Monday, 11 August 2008
As Engineers, How Do We Help Secure Our Energy Future?
We only have to look at the prices at the gas pump to know that we have an energy crisis in this country. It extends not just to the United States, but worldwide. On my recent visit to Canada, their news programs were filled with the rising cost of gasoline. Currently is it about $1.50 per liter Canadian, which equates to more than $5.68 per gallon here. It was not that long ago that gas prices in Canada were on a par with or even lower than the United States.
The National Society of Professional Engineers' annual meeting in late July had energy as its major focus. There were a number of presentations on wave energy, emerging technologies of hybrid vehicles, the critical role of innovation in energy and microbial fuel cells, to name a few. As a backdrop to their conference, a recent edition of their magazine included "The Evolution of Energy," an article by Eva Caplan-Leiserson. A number of officials from the U.S. Department of Energy were quoted in the article, including current department Secretary Samuel Bodman, who made the situation plain: "Securing our energy future is one of the most pressing challenges of our time."

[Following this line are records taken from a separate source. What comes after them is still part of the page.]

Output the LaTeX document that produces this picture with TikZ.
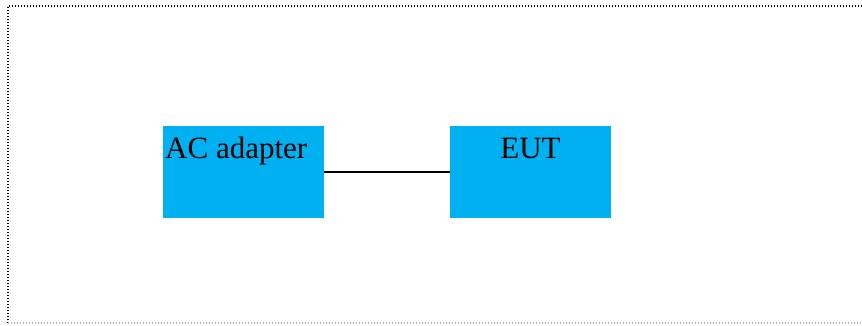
\documentclass[tikz,border=0pt]{standalone}
\usepackage{fontspec}
\setmainfont{Liberation Serif}
\definecolor{boxblue}{HTML}{00B0F0}
\begin{document}
\begin{tikzpicture}[x=1pt,y=-1pt,
  blockbox/.style={fill=boxblue,draw=none,minimum width=161pt,minimum height=92pt,inner sep=0pt,anchor=north west},
  lbl/.style={font=\fontsize{31}{37}\selectfont,inner sep=0pt},
  borderline/.style={line width=1.3pt,dash pattern=on 1.3pt off 1.7pt}]
\useasboundingbox (0,0) rectangle (862,325);
\draw[borderline,black] (8,323) -- (8,6) -- (862,6);
\draw[borderline,gray!60] (8,323) -- (862,323);
\node[blockbox] (ac) at (163,126) {};
\node[blockbox] (eut) at (450,126) {};
\node[lbl,anchor=base west] (actext) at (165,158) {AC adapter};
\node[lbl,anchor=base] (euttext) at (530.5,158) {EUT};
\draw[line width=1.5pt] (ac.east) -- (eut.west);
\end{tikzpicture}
\end{document}
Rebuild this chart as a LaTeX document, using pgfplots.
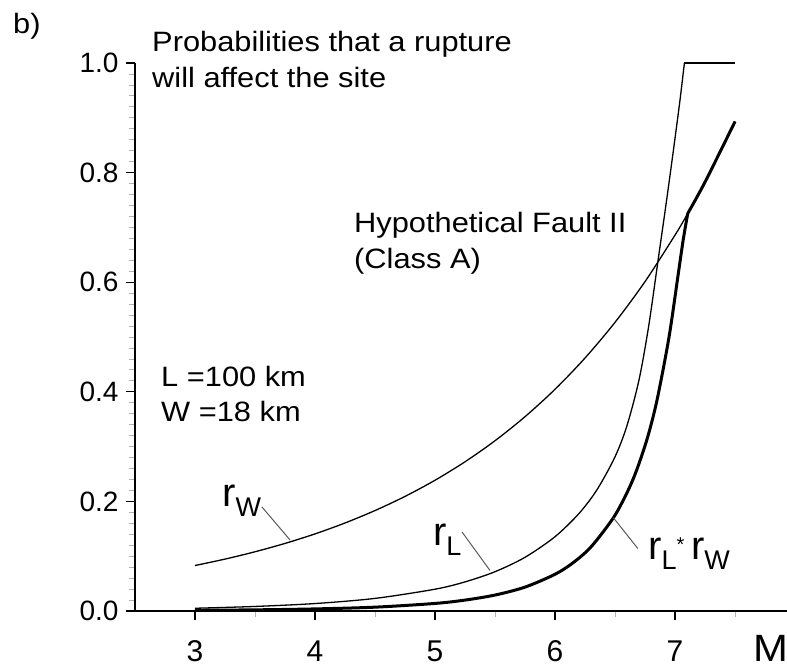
\documentclass[border=0pt]{standalone}
\usepackage{fontspec}
\setmainfont{Liberation Sans}
\newfontfamily\widefont{Liberation Sans}[FakeStretch=1.1]
\usepackage{pgfplots}
\usepackage{pgfplotstable}
\pgfplotsset{compat=1.18}

\pgfplotstableread{
M rW
3.00 0.0830
3.25 0.0947
3.50 0.1081
3.75 0.1233
4.00 0.1407
4.25 0.1606
4.50 0.1833
4.75 0.2091
5.00 0.2386
5.25 0.2723
5.50 0.3107
5.75 0.3546
6.00 0.4046
6.25 0.4617
6.50 0.5268
6.75 0.6011
7.00 0.6860
7.106 0.7255
7.25 0.7828
7.50 0.8932
}\rWdata

\pgfplotstableread{
M rL
3.00 0.0050
3.50 0.0083
4.00 0.0136
4.50 0.0230
5.00 0.0398
5.25 0.0531
5.50 0.0717
5.75 0.0980
6.00 0.1356
6.20 0.1780
6.35 0.2214
6.50 0.2814
6.60 0.3386
6.70 0.4219
6.78 0.5194
6.86 0.6420
6.93 0.7500
6.986 0.8400
7.04 0.9300
7.078 1.0000
}\rLdata

\pgfplotstableread{
M rL
7.078 1.000
7.50 1.000
}\rLflat

\pgfplotstableread{
M p
3.00 0.00125
3.50 0.0021
4.00 0.0038
4.50 0.0070
5.00 0.0138
5.25 0.0199
5.50 0.0291
5.75 0.0436
6.00 0.0670
6.15 0.0880
6.30 0.1170
6.486 0.1700
6.60 0.2160
6.68 0.2570
6.77 0.3160
6.85 0.3850
6.95 0.5000
7.03 0.6200
7.07 0.6800
7.106 0.7255
}\Pdata

\pgfplotstableread{
M p
7.106 0.7255
7.25 0.7828
7.50 0.8932
}\Ptail

\newcommand{\txt}{\widefont\fontsize{28}{34}\selectfont}
\newcommand{\sub}[1]{\raisebox{-10pt}{\fontsize{27}{30}\selectfont #1}}

\begin{document}
\begin{tikzpicture}
\begin{axis}[
  name=ax, at={(0pt,0pt)}, anchor=south west,
  scale only axis, width=652pt, height=548pt,
  xmin=2.5, xmax=7.933, ymin=0, ymax=1,
  axis x line*=bottom, axis y line*=left,
  axis line style={line width=1.2pt, black},
  xtick={3,4,5,6,7}, minor xtick={3.5,4.5,5.5,6.5,7.5},
  ytick={0,0.2,0.4,0.6,0.8,1.0}, minor y tick num=9,
  tick align=outside, major tick length=9pt, minor tick length=6pt,
  major tick style={black, line width=1.1pt},
  minor tick style={black!30, line width=0.8pt},
  ticklabel style={font=\fontsize{28}{34}\selectfont},
  xticklabel style={font=\fontsize{30}{34}\selectfont, yshift=-17pt},
  /pgf/number format/assume math mode=true,
  xticklabel={\pgfmathprintnumber[fixed,precision=0]{\tick}},
  yticklabel={\pgfmathprintnumber[fixed,fixed zerofill,precision=1]{\tick}},
  yticklabel style={xshift=-4pt},
  clip=false,
]
\addplot[black, line width=1.3pt, smooth] table[x=M, y=rW] {\rWdata};
\addplot[black, line width=1.3pt, smooth] table[x=M, y=rL] {\rLdata};
\addplot[black, line width=1.3pt] table[x=M, y=rL] {\rLflat};
\addplot[black, line width=3pt, smooth] table[x=M, y=p] {\Pdata};
\addplot[black, line width=3pt, smooth] table[x=M, y=p] {\Ptail};

\draw[black!65, line width=1pt] (axis cs:3.558,0.1898) -- (axis cs:3.792,0.1296);
\draw[black!65, line width=1pt] (axis cs:5.225,0.1442) -- (axis cs:5.458,0.0740);
\draw[black!65, line width=1pt] (axis cs:6.487,0.170) -- (axis cs:6.69,0.114);

\node[anchor=base west, inner sep=0pt, font=\txt] at (axis cs:1.483,1.0547) {b)};
\node[anchor=base west, inner sep=0pt, font=\txt] at (axis cs:2.642,1.0201) {Probabilities that a rupture};
\node[anchor=base west, inner sep=0pt, font=\txt] at (axis cs:2.642,0.9544) {will affect the site};
\node[anchor=base west, inner sep=0pt, font=\txt] at (axis cs:4.325,0.6898) {Hypothetical Fault II};
\node[anchor=base west, inner sep=0pt, font=\txt] at (axis cs:4.325,0.6259) {(Class A)};
\node[anchor=base west, inner sep=0pt, font=\txt] at (axis cs:2.717,0.4088) {L =100 km};
\node[anchor=base west, inner sep=0pt, font=\txt] at (axis cs:2.717,0.3467) {W =18 km};
\node[anchor=base west, inner sep=0pt, font=\fontsize{40}{44}\selectfont] at (axis cs:3.225,0.1898) {r\sub{W}};
\node[anchor=base west, inner sep=0pt, font=\fontsize{40}{44}\selectfont] at (axis cs:4.983,0.1204) {r\sub{L}};
\node[anchor=base west, inner sep=0pt, font=\fontsize{40}{44}\selectfont] at (axis cs:6.775,0.0931) {r\sub{L}\raisebox{8pt}{\fontsize{20}{24}\selectfont *}\,r\sub{W}};
\node[anchor=base west, inner sep=0pt, font=\widefont\fontsize{38}{42}\selectfont] at (axis cs:7.65,-0.093) {M};
\end{axis}
\pgfresetboundingbox
\path[use as bounding box] (-135pt,-58pt) rectangle (652pt,611pt);
\end{tikzpicture}
\end{document}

At a recent National Academy Summit on America's Energy Future, Bodman got more specific. "We need transformational discoveries that fundamentally change the rules of the game," he said, since the current solutions of biofuels and expanded "plug-in" hybrid vehicles raise additional concerns about the loss of food supply and increases stress on our electrical system. To promote new innovative solutions, the Energy Department started an Energy Frontier Research Center program that will provide grants to organizations to pursue basic research in solar energy, electrical energy storage, biofuels, hydrogen production and more.
Robert Marley, P.E., deputy director of the U.S. Climate Change Technology Program, believes that we can improve technologies based on past successes. He is confident that we can find better methods of converting cellulose into fuel, more efficient means of making hydrogen using photons from solar energy, better energy storage for hybrid electric cars and improved means of using coal without CO2 emissions.
Stephen Specker, president of the Electric Power Research Institute, believes that our message to the public should be "We can do it, but it won’t be easy." My challenge to civil engineers is for us to get into the game. We need to be working with other engineers and planners in whatever way possible to foster the concept of energy independence. My challenge to you as ASCE members is this: what should we be doing?